Here, the induced emf $e = 2 \,V$ and the rate of change of current $\frac{di}{dt} = 4 \,A s^{-1}$.
Substituting these values into the formula:
$2 = L \times 4$
$L = \frac{2}{4} \,H$
$L = 0.5 \,H$.
Therefore, the self-inductance of the coil is $0.5 \,H$.

(C) The mutual inductance $M$ between two coils is related to their self-inductances $L_{1}$ and $L_{2}$ by the formula $M = k\sqrt{L_{1} L_{2}}$,where $k$ is the coefficient of coupling.
Given that the flux in one coil is completely linked with the other,the coupling is perfect,meaning $k = 1$.
Therefore,the expression simplifies to $M = \sqrt{L_{1} L_{2}}$.

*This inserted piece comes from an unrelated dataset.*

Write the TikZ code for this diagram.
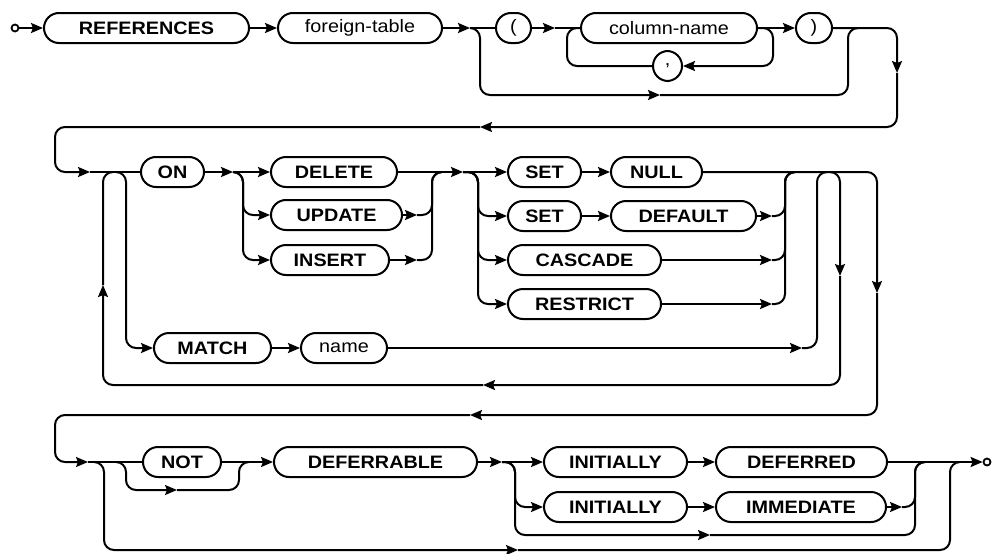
\documentclass[tikz,border=0pt]{standalone}
\usepackage{fontspec}
\newfontfamily\diagfont{Liberation Sans}[FakeStretch=1.1]
\usetikzlibrary{arrows.meta}
\tikzset{
  term/.style    = {draw, line width=2pt, rounded corners=15pt, minimum height=30pt,
                    inner sep=0pt, font=\diagfont\fontsize{18}{20}\selectfont\bfseries},
  nonterm/.style = {term, font=\diagfont\fontsize{18}{20}\selectfont},
  wire/.style    = {line width=2pt, rounded corners=10pt},
  endpt/.style   = {circle, draw, line width=1.8pt, minimum size=7pt, inner sep=0pt},
  >={Stealth[length=12pt,width=10pt,inset=2pt]}
}

\begin{document}
\begin{tikzpicture}[x=1pt,y=-1pt]
    \useasboundingbox (0,0) rectangle (993,554);

    % first line: REFERENCES foreign-table ( column-name , ... )
    \node[endpt] (start) at (15,28) {};
    \node[term, minimum width=205]   (refs)    at (146.5,28) {REFERENCES};
    \node[nonterm, minimum width=164] (ftab)   at (360,28)   {foreign-table};
    \node[nonterm, minimum width=35]  (lpar)   at (513.5,28) {(};
    \node[nonterm, minimum width=176] (colname) at (669,28)  {column-name};
    \node[nonterm, minimum width=29]  (comma)  at (667.5,66) {,};
    \node[nonterm, minimum width=36]  (rpar)   at (814,28)   {)};

    \coordinate (ftabx) at (470,28);
    \coordinate (lparx) at (555,28);
    \coordinate (skip1) at (660,95);
    \coordinate (down1) at (897,73);
    \coordinate (back1) at (480,127);
    \coordinate (in2)   at (90,172);

    \draw[wire,->] (start) -- (refs);
    \draw[wire,->] (refs) -- (ftab);
    \draw[wire,->] (ftab) -- (ftabx);
    \draw[wire]    (ftabx) -- (lpar);
    \draw[wire,->] (lpar) -- (lparx);
    \draw[wire]    (lparx) -- (colname);
    \draw[wire,->] (colname) -- (rpar);
    % list loop
    \draw[wire,->] (colname.east) -- (773,28) -- (773,66) -- (comma.east);
    \draw[wire]    (comma.west) -- (567,66) -- (567,28) -- (colname.west);
    % no column list
    \draw[wire,->] (ftabx) -- (480,28) -- (480,95) -- (skip1);
    \draw[wire]    (skip1) -- (848,95) -- (848,28) -- (858,28);
    % on to the second line
    \draw[wire,->] (rpar) -- (897,28) -- (down1);
    \draw[wire,->] (down1) -- (897,127) -- (back1);
    \draw[wire,->] (back1) -- (55,127) -- (55,172) -- (in2);

    % second line: ON ... / MATCH name
    \node[term, minimum width=63]  (on)    at (172.5,172) {ON};
    \node[term, minimum width=126] (del)   at (334,172)   {DELETE};
    \node[term, minimum width=131] (upd)   at (336.5,215) {UPDATE};
    \node[term, minimum width=118] (ins)   at (330,260)   {INSERT};
    \node[term, minimum width=73]  (set1)  at (544.5,172) {SET};
    \node[term, minimum width=91]  (null)  at (656.5,172) {NULL};
    \node[term, minimum width=73]  (set2)  at (544.5,216) {SET};
    \node[term, minimum width=145] (dflt)  at (683.5,216) {DEFAULT};
    \node[term, minimum width=153] (casc)  at (584.5,260) {CASCADE};
    \node[term, minimum width=153] (restr) at (584.5,304) {RESTRICT};
    \node[term, minimum width=117] (match) at (212.5,348) {MATCH};
    \node[nonterm, minimum width=86] (mname) at (344,348) {name};

    \coordinate (onx)    at (233,172);
    \coordinate (updx)   at (417,215);
    \coordinate (insx)   at (417,260);
    \coordinate (act)    at (463,172);
    \coordinate (dfltx)  at (772,216);
    \coordinate (cascx)  at (772,260);
    \coordinate (restrx) at (772,304);
    \coordinate (mnamex) at (802,348);
    \coordinate (loopdn) at (840,276);
    \coordinate (looplt) at (483,385);
    \coordinate (loopup) at (103,285);
    \coordinate (down2)  at (877,293);
    \coordinate (back2)  at (470,415);
    \coordinate (in3)    at (88,462);

    \draw[wire] (in2) -- (on);
    \draw[wire,->] (on) -- (onx);
    \draw[wire,->] (onx) -- (del);
    \draw[wire,->] (onx) -- (243,172) -- (243,215) -- (upd.west);
    \draw[wire,->] (onx) -- (243,172) -- (243,260) -- (ins.west);
    \draw[wire,->] (del) -- (act);
    \draw[wire,->] (upd) -- (updx);
    \draw[wire]    (updx) -- (432,215) -- (432,172) -- (442,172);
    \draw[wire,->] (ins) -- (insx);
    \draw[wire]    (insx) -- (432,260) -- (432,172) -- (442,172);

    \draw[wire,->] (act) -- (set1);
    \draw[wire,->] (act) -- (478,172) -- (478,216) -- (set2.west);
    \draw[wire,->] (act) -- (478,172) -- (478,260) -- (casc.west);
    \draw[wire,->] (act) -- (478,172) -- (478,304) -- (restr.west);
    \draw[wire,->] (set1) -- (null);
    \draw[wire,->] (set2) -- (dflt);
    \draw[wire,->] (dflt) -- (dfltx);
    \draw[wire]    (dfltx) -- (785,216) -- (785,172) -- (795,172);
    \draw[wire,->] (casc) -- (cascx);
    \draw[wire]    (cascx) -- (785,260) -- (785,172) -- (795,172);
    \draw[wire,->] (restr) -- (restrx);
    \draw[wire]    (restrx) -- (785,304) -- (785,172) -- (795,172);

    \draw[wire,->] (116,172) -- (126,172) -- (126,348) -- (match.west);
    \draw[wire,->] (match) -- (mname);
    \draw[wire,->] (mname) -- (mnamex);
    \draw[wire]    (mnamex) -- (817,348) -- (817,172) -- (827,172);

    % repeat loop
    \draw[wire,->] (830,172) -- (840,172) -- (loopdn);
    \draw[wire,->] (loopdn) -- (840,385) -- (looplt);
    \draw[wire,->] (looplt) -- (103,385) -- (loopup);
    \draw[wire]    (loopup) -- (103,172) -- (113,172);

    % on to the third line
    \draw[wire,->] (null) -- (877,172) -- (down2);
    \draw[wire,->] (down2) -- (877,415) -- (back2);
    \draw[wire,->] (back2) -- (55,415) -- (55,462) -- (in3);

    % third line: NOT DEFERRABLE INITIALLY ...
    \node[term, minimum width=78]  (notkw)  at (182,462)   {NOT};
    \node[term, minimum width=203] (defer)  at (375.5,462) {DEFERRABLE};
    \node[term, minimum width=143] (ini1)   at (615.5,462) {INITIALLY};
    \node[term, minimum width=171] (deferd) at (801.5,462) {DEFERRED};
    \node[term, minimum width=143] (ini2)   at (615.5,507) {INITIALLY};
    \node[term, minimum width=170] (immed)  at (801,507)   {IMMEDIATE};
    \node[endpt] (finish) at (987,462) {};

    \coordinate (skip3) at (518,550);
    \coordinate (skipn) at (177,490);
    \coordinate (defx)  at (502,462);
    \coordinate (skipi) at (710,535);
    \coordinate (immx)  at (902,507);

    \draw[wire] (in3) -- (notkw);
    \draw[wire,->] (94,462) -- (104,462) -- (104,550) -- (skip3);
    \draw[wire]    (skip3) -- (950,550) -- (950,462) -- (960,462);
    \draw[wire,->] (116,462) -- (126,462) -- (126,490) -- (skipn);
    \draw[wire]    (skipn) -- (239,490) -- (239,462) -- (249,462);
    \draw[wire,->] (notkw) -- (defer);
    \draw[wire,->] (defer) -- (defx);
    \draw[wire,->] (defx) -- (ini1);
    \draw[wire,->] (defx) -- (515,462) -- (515,507) -- (ini2.west);
    \draw[wire,->] (defx) -- (515,462) -- (515,535) -- (skipi);
    \draw[wire]    (skipi) -- (915,535) -- (915,462) -- (925,462);
    \draw[wire,->] (ini1) -- (deferd);
    \draw[wire,->] (ini2) -- (immed);
    \draw[wire,->] (immed) -- (immx);
    \draw[wire]    (immx) -- (915,507) -- (915,462) -- (925,462);
    \draw[wire,->] (deferd) -- (finish);
\end{tikzpicture}
\end{document}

(A) The induced $emf$ $(e)$ in a coil is given by the formula: $e = L \frac{di}{dt}$.
Here,$L_1 = 8 \ mH$ and $L_2 = 2 \ mH$.
The rate of change of current,$\frac{di}{dt}$,is the same for both coils.
Therefore,the ratio of the induced $emf$s is:
$\frac{e_1}{e_2} = \frac{L_1 (di/dt)}{L_2 (di/dt)} = \frac{L_1}{L_2}$.
Substituting the given values:
$\frac{e_1}{e_2} = \frac{8 \ mH}{2 \ mH} = \frac{4}{1}$.
Thus,the ratio is $4: 1$.

(B) The electromagnetic spectrum is categorized based on wavelength ranges.
- The wavelength range of $100 \text{ Å}$ to $400 \text{ Å}$ falls within the ultraviolet $(UV)$ region.
- $X$-rays typically range from $0.01 \text{ Å}$ to $100 \text{ Å}$.
- The visible region ranges from approximately $4000 \text{ Å}$ to $7000 \text{ Å}$.
- The infrared region starts above $7000 \text{ Å}$.
Therefore,the correct classification for the range $100 \text{ Å}$ to $400 \text{ Å}$ is the $UV$ region.

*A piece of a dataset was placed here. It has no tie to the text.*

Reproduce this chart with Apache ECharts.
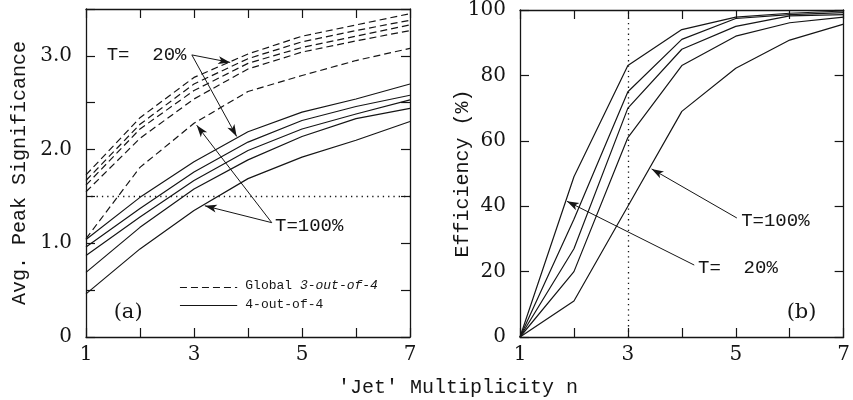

(C) Electromagnetic waves are waves that are created as a result of vibrations between an electric field and a magnetic field. They do not require a medium to travel.
Light rays,$X$-rays,and $Gamma$ rays are all parts of the electromagnetic spectrum.
Alpha rays consist of high-energy helium nuclei ($He^{2+}$ particles),which are charged particles with mass. Therefore,alpha rays are particle radiation,not electromagnetic waves.

(C) The existence of electromagnetic waves was first experimentally confirmed by the German physicist Heinrich Hertz in $1887$. He used a spark-gap transmitter to produce and detect electromagnetic waves,thereby validating Maxwell's theoretical predictions.

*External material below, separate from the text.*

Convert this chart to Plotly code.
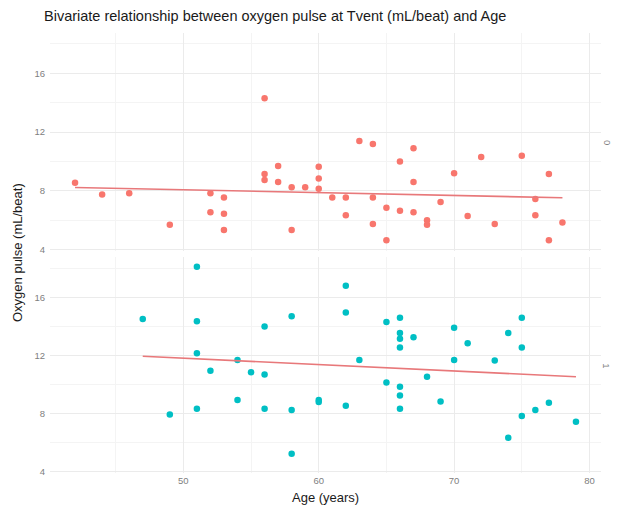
import numpy as np
import plotly.graph_objects as go

# Group 0 (top panel): age in years and oxygen pulse at Tvent (mL/beat)
age_0 = [42, 44, 46, 49, 52, 52, 53, 53, 53, 56, 56, 56, 57, 57, 58, 58, 59,
         60, 60, 60, 61, 62, 62, 63, 64, 64, 64, 65, 65, 66, 66, 67, 67, 67,
         68, 68, 69, 70, 71, 72, 73, 75, 76, 76, 77, 77, 78]
pulse_0 = [8.55, 7.75, 7.85, 5.7, 7.85, 6.55, 7.55, 6.45, 5.35, 14.3, 9.15,
           8.75, 9.7, 8.6, 8.25, 5.35, 8.25, 9.65, 8.85, 8.15, 7.55, 7.55,
           6.35, 11.4, 11.2, 7.55, 5.75, 6.85, 4.65, 10.0, 6.65, 10.9, 8.6,
           6.55, 6.0, 5.7, 7.25, 9.2, 6.3, 10.3, 5.75, 10.4, 7.45, 6.35, 9.15,
           4.65, 5.85]

# Group 1 (bottom panel)
age_1 = [47, 49, 51, 51, 51, 51, 52, 54, 54, 55, 56, 56, 56, 58, 58, 58, 60,
         60, 62, 62, 62, 63, 65, 65, 66, 66, 66, 66, 66, 66, 66, 67, 68, 69,
         70, 70, 71, 73, 74, 74, 75, 75, 75, 76, 77, 79]
pulse_1 = [14.5, 7.95, 18.1, 14.35, 12.15, 8.35, 10.95, 11.7, 8.95, 10.85,
           14.0, 10.7, 8.35, 14.7, 8.25, 5.25, 8.95, 8.8, 16.8, 14.95, 8.55,
           11.7, 14.3, 10.15, 14.6, 13.55, 13.15, 12.55, 9.85, 9.25, 8.35,
           13.25, 10.55, 8.85, 13.9, 11.7, 12.85, 11.65, 13.55, 6.35, 14.6,
           12.55, 7.85, 8.25, 8.75, 7.45]

group_labels = ["0", "1"]
x_ticks = [50, 60, 70, 80]
y_ticks = [4, 8, 12, 16]

POINT_COLORS = ["#F8766D", "#00BFC4"]
FIT_COLOR = "#E8787A"
GRID_MAJOR = "#EBEBEB"
GRID_MINOR = "#F4F4F4"
TICK_FONT = dict(family="Liberation Sans, Arial, sans-serif", size=9.5, color="#808080")

fig = go.Figure()

panels = [(age_0, pulse_0, "x", "y"), (age_1, pulse_1, "x2", "y2")]
for (ages, vals, xa, ya), color in zip(panels, POINT_COLORS):
    a = np.array(ages, dtype=float)
    v = np.array(vals, dtype=float)
    fig.add_trace(go.Scatter(
        x=a, y=v, mode="markers", xaxis=xa, yaxis=ya,
        marker=dict(size=6.5, color=color, line=dict(width=0)),
        showlegend=False, hoverinfo="x+y",
    ))
    # least-squares line over the group's age range
    slope, intercept = np.polyfit(a, v, 1)
    xs = np.array([a.min(), a.max()])
    fig.add_trace(go.Scatter(
        x=xs, y=slope * xs + intercept, mode="lines", xaxis=xa, yaxis=ya,
        line=dict(color=FIT_COLOR, width=1.6),
        showlegend=False, hoverinfo="skip",
    ))

x_range = [40.15, 80.85]
y_range = [3.93, 18.74]

common_x = dict(
    range=x_range, tickvals=x_ticks, showgrid=True, gridcolor=GRID_MAJOR,
    gridwidth=1, zeroline=False, showline=False, ticks="",
    minor=dict(dtick=5, tick0=0, showgrid=True, gridcolor=GRID_MINOR, gridwidth=0.6),
    tickfont=TICK_FONT,
)
common_y = dict(
    range=y_range, tickvals=y_ticks, showgrid=True, gridcolor=GRID_MAJOR,
    gridwidth=1, zeroline=False, showline=False, ticks="",
    minor=dict(dtick=2, tick0=0, showgrid=True, gridcolor=GRID_MINOR, gridwidth=0.6),
    tickfont=TICK_FONT, ticklabelstandoff=4,
)

fig.update_layout(
    width=617, height=509,
    margin=dict(l=50, r=16, t=33, b=36),
    paper_bgcolor="white", plot_bgcolor="white",
    xaxis=dict(**common_x, domain=[0, 1], anchor="y", matches="x2", showticklabels=False),
    yaxis=dict(**common_y, domain=[0.505, 1], anchor="x"),
    xaxis2=dict(**common_x, domain=[0, 1], anchor="y2"),
    yaxis2=dict(**common_y, domain=[0, 0.49], anchor="x2"),
    font=dict(family="Liberation Sans, Arial, sans-serif", color="#1A1A1A"),
)

annotations = [
    dict(text="Bivariate relationship between oxygen pulse at Tvent (mL/beat) and Age",
         xref="paper", yref="paper", x=-0.0145, y=1, xanchor="left", yanchor="bottom",
         yshift=7, showarrow=False,
         font=dict(size=14.5, color="#1A1A1A")),
    dict(text="Age (years)", xref="paper", yref="paper", x=0.5, y=0,
         xanchor="center", yanchor="top", yshift=-15, showarrow=False,
         font=dict(size=13, color="#1A1A1A")),
    dict(text="Oxygen pulse (mL/beat)", xref="paper", yref="paper", x=0, y=0.5,
         xanchor="center", yanchor="middle", xshift=-33, textangle=-90, showarrow=False,
         font=dict(size=13, color="#1A1A1A")),
]
for label, (lo, hi) in zip(group_labels, [(0.505, 1), (0, 0.49)]):
    annotations.append(dict(
        text=label, xref="paper", yref="paper", x=1, y=(lo + hi) / 2,
        xanchor="center", yanchor="middle", xshift=6, textangle=90, showarrow=False,
        font=dict(size=9.5, color="#7F7F7F"),
    ))
fig.update_layout(annotations=annotations)

fig.write_html("out.html")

(B) Electromagnetic waves travel in free space or vacuum with the velocity of light,which is approximately $3 \times 10^{8} \ m/s$.

(A) The relationship between the speed of light $(c)$, frequency $(\nu)$, and wavelength $(\lambda)$ is given by the formula: $c = \nu \lambda$.
Given:
Wavelength $\lambda = 10 \, m$.
Speed of light $c = 3 \times 10^{8} \, m/s$.
Rearranging the formula to solve for frequency: $\nu = \frac{c}{\lambda}$.
Substituting the values: $\nu = \frac{3 \times 10^{8} \, m/s}{10 \, m} = 3 \times 10^{7} \, Hz$.

(C) According to electromagnetic theory,light is an electromagnetic wave. It consists of time-varying electric and magnetic fields that oscillate in space and time. These electric and magnetic field vectors are mutually perpendicular to each other and also perpendicular to the direction of propagation of the wave.